_BRIEF_. Reproduce all the lines exactly as they stand, apart from the pictures.

_DATA EXTRACT_.

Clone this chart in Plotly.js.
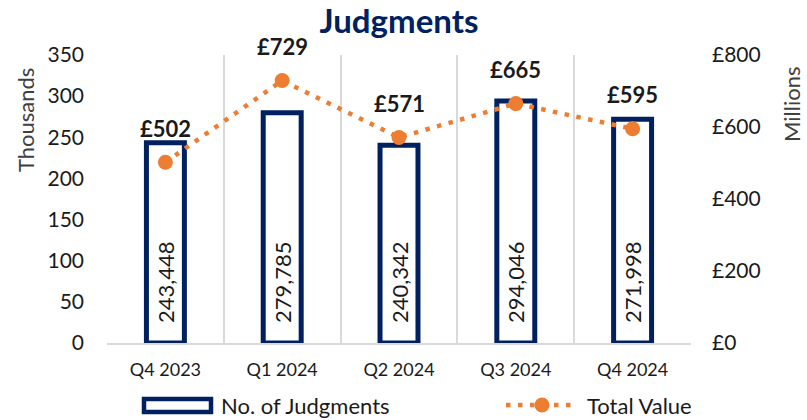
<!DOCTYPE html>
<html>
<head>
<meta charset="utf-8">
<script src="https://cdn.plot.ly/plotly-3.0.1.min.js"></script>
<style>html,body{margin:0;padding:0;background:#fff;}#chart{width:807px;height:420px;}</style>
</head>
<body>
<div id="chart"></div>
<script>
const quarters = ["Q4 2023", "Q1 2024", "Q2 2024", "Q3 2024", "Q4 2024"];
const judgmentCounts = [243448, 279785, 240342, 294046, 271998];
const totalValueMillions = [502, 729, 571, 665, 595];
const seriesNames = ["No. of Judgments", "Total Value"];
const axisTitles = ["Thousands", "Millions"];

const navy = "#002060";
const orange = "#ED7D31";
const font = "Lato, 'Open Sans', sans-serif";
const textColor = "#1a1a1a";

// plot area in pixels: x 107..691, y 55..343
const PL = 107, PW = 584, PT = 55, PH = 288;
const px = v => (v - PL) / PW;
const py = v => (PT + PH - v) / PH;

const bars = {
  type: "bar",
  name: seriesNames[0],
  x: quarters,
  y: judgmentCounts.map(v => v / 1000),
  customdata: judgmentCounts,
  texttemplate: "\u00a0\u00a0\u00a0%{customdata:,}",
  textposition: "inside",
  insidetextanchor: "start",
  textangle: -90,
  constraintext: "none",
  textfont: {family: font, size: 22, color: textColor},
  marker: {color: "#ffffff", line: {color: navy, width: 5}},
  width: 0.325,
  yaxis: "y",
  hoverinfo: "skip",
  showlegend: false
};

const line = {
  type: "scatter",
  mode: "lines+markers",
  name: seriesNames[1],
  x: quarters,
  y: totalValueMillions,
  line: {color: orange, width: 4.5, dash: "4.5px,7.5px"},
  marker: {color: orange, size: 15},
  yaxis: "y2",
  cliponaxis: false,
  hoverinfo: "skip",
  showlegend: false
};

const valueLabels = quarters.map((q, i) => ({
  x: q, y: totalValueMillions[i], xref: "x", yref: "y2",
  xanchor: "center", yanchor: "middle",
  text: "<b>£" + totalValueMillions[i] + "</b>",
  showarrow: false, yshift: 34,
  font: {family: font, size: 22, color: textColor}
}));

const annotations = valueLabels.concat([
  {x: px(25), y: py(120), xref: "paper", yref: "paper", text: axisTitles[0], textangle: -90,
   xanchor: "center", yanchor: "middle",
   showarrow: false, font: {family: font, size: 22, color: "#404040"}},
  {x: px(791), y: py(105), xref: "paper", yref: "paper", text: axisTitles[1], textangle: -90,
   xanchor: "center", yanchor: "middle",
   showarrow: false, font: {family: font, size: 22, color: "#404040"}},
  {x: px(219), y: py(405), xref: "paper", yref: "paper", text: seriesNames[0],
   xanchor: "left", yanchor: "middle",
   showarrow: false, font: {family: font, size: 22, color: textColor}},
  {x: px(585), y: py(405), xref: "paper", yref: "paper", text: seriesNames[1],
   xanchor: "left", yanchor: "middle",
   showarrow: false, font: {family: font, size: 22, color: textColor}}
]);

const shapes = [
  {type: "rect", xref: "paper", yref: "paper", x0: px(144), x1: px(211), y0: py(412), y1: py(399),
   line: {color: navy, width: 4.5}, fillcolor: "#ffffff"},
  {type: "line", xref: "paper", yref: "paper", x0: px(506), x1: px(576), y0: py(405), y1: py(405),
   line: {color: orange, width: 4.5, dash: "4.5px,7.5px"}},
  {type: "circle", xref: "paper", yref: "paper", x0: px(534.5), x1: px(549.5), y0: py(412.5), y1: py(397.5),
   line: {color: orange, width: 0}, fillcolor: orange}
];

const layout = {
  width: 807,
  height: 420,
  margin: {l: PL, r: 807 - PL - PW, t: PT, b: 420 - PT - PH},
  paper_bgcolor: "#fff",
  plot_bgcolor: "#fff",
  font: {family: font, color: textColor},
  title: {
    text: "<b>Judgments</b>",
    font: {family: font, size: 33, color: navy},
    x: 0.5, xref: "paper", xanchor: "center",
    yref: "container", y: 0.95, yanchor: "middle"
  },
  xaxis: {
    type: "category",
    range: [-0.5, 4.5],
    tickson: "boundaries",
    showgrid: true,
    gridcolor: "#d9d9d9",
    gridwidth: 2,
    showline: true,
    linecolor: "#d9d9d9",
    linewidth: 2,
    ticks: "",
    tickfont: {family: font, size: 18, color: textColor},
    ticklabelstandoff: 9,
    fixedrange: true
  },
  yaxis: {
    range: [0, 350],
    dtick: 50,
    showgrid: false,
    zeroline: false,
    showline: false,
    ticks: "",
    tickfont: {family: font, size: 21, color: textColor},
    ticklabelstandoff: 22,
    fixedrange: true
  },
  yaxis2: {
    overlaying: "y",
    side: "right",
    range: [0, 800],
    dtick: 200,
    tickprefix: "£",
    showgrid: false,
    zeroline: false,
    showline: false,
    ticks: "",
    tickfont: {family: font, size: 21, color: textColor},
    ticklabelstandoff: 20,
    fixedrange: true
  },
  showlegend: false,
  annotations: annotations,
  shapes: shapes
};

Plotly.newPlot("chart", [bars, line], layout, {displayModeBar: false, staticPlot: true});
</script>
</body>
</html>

_ANSWER TO THIS TASK_.
Clone this chart in Plotly.js.
<!DOCTYPE html>
<html>
<head>
<meta charset="utf-8">
<script src="https://cdn.plot.ly/plotly-3.0.1.min.js"></script>
<style>html,body{margin:0;padding:0;background:#fff;}#chart{width:807px;height:420px;}</style>
</head>
<body>
<div id="chart"></div>
<script>
const quarters = ["Q4 2023", "Q1 2024", "Q2 2024", "Q3 2024", "Q4 2024"];
const judgmentCounts = [243448, 279785, 240342, 294046, 271998];
const totalValueMillions = [502, 729, 571, 665, 595];
const seriesNames = ["No. of Judgments", "Total Value"];
const axisTitles = ["Thousands", "Millions"];

const navy = "#002060";
const orange = "#ED7D31";
const font = "Lato, 'Open Sans', sans-serif";
const textColor = "#1a1a1a";

// plot area in pixels: x 107..691, y 55..343
const PL = 107, PW = 584, PT = 55, PH = 288;
const px = v => (v - PL) / PW;
const py = v => (PT + PH - v) / PH;

const bars = {
  type: "bar",
  name: seriesNames[0],
  x: quarters,
  y: judgmentCounts.map(v => v / 1000),
  customdata: judgmentCounts,
  texttemplate: "\u00a0\u00a0\u00a0%{customdata:,}",
  textposition: "inside",
  insidetextanchor: "start",
  textangle: -90,
  constraintext: "none",
  textfont: {family: font, size: 22, color: textColor},
  marker: {color: "#ffffff", line: {color: navy, width: 5}},
  width: 0.325,
  yaxis: "y",
  hoverinfo: "skip",
  showlegend: false
};

const line = {
  type: "scatter",
  mode: "lines+markers",
  name: seriesNames[1],
  x: quarters,
  y: totalValueMillions,
  line: {color: orange, width: 4.5, dash: "4.5px,7.5px"},
  marker: {color: orange, size: 15},
  yaxis: "y2",
  cliponaxis: false,
  hoverinfo: "skip",
  showlegend: false
};

const valueLabels = quarters.map((q, i) => ({
  x: q, y: totalValueMillions[i], xref: "x", yref: "y2",
  xanchor: "center", yanchor: "middle",
  text: "<b>£" + totalValueMillions[i] + "</b>",
  showarrow: false, yshift: 34,
  font: {family: font, size: 22, color: textColor}
}));

const annotations = valueLabels.concat([
  {x: px(25), y: py(120), xref: "paper", yref: "paper", text: axisTitles[0], textangle: -90,
   xanchor: "center", yanchor: "middle",
   showarrow: false, font: {family: font, size: 22, color: "#404040"}},
  {x: px(791), y: py(105), xref: "paper", yref: "paper", text: axisTitles[1], textangle: -90,
   xanchor: "center", yanchor: "middle",
   showarrow: false, font: {family: font, size: 22, color: "#404040"}},
  {x: px(219), y: py(405), xref: "paper", yref: "paper", text: seriesNames[0],
   xanchor: "left", yanchor: "middle",
   showarrow: false, font: {family: font, size: 22, color: textColor}},
  {x: px(585), y: py(405), xref: "paper", yref: "paper", text: seriesNames[1],
   xanchor: "left", yanchor: "middle",
   showarrow: false, font: {family: font, size: 22, color: textColor}}
]);

const shapes = [
  {type: "rect", xref: "paper", yref: "paper", x0: px(144), x1: px(211), y0: py(412), y1: py(399),
   line: {color: navy, width: 4.5}, fillcolor: "#ffffff"},
  {type: "line", xref: "paper", yref: "paper", x0: px(506), x1: px(576), y0: py(405), y1: py(405),
   line: {color: orange, width: 4.5, dash: "4.5px,7.5px"}},
  {type: "circle", xref: "paper", yref: "paper", x0: px(534.5), x1: px(549.5), y0: py(412.5), y1: py(397.5),
   line: {color: orange, width: 0}, fillcolor: orange}
];

const layout = {
  width: 807,
  height: 420,
  margin: {l: PL, r: 807 - PL - PW, t: PT, b: 420 - PT - PH},
  paper_bgcolor: "#fff",
  plot_bgcolor: "#fff",
  font: {family: font, color: textColor},
  title: {
    text: "<b>Judgments</b>",
    font: {family: font, size: 33, color: navy},
    x: 0.5, xref: "paper", xanchor: "center",
    yref: "container", y: 0.95, yanchor: "middle"
  },
  xaxis: {
    type: "category",
    range: [-0.5, 4.5],
    tickson: "boundaries",
    showgrid: true,
    gridcolor: "#d9d9d9",
    gridwidth: 2,
    showline: true,
    linecolor: "#d9d9d9",
    linewidth: 2,
    ticks: "",
    tickfont: {family: font, size: 18, color: textColor},
    ticklabelstandoff: 9,
    fixedrange: true
  },
  yaxis: {
    range: [0, 350],
    dtick: 50,
    showgrid: false,
    zeroline: false,
    showline: false,
    ticks: "",
    tickfont: {family: font, size: 21, color: textColor},
    ticklabelstandoff: 22,
    fixedrange: true
  },
  yaxis2: {
    overlaying: "y",
    side: "right",
    range: [0, 800],
    dtick: 200,
    tickprefix: "£",
    showgrid: false,
    zeroline: false,
    showline: false,
    ticks: "",
    tickfont: {family: font, size: 21, color: textColor},
    ticklabelstandoff: 20,
    fixedrange: true
  },
  showlegend: false,
  annotations: annotations,
  shapes: shapes
};

Plotly.newPlot("chart", [bars, line], layout, {displayModeBar: false, staticPlot: true});
</script>
</body>
</html>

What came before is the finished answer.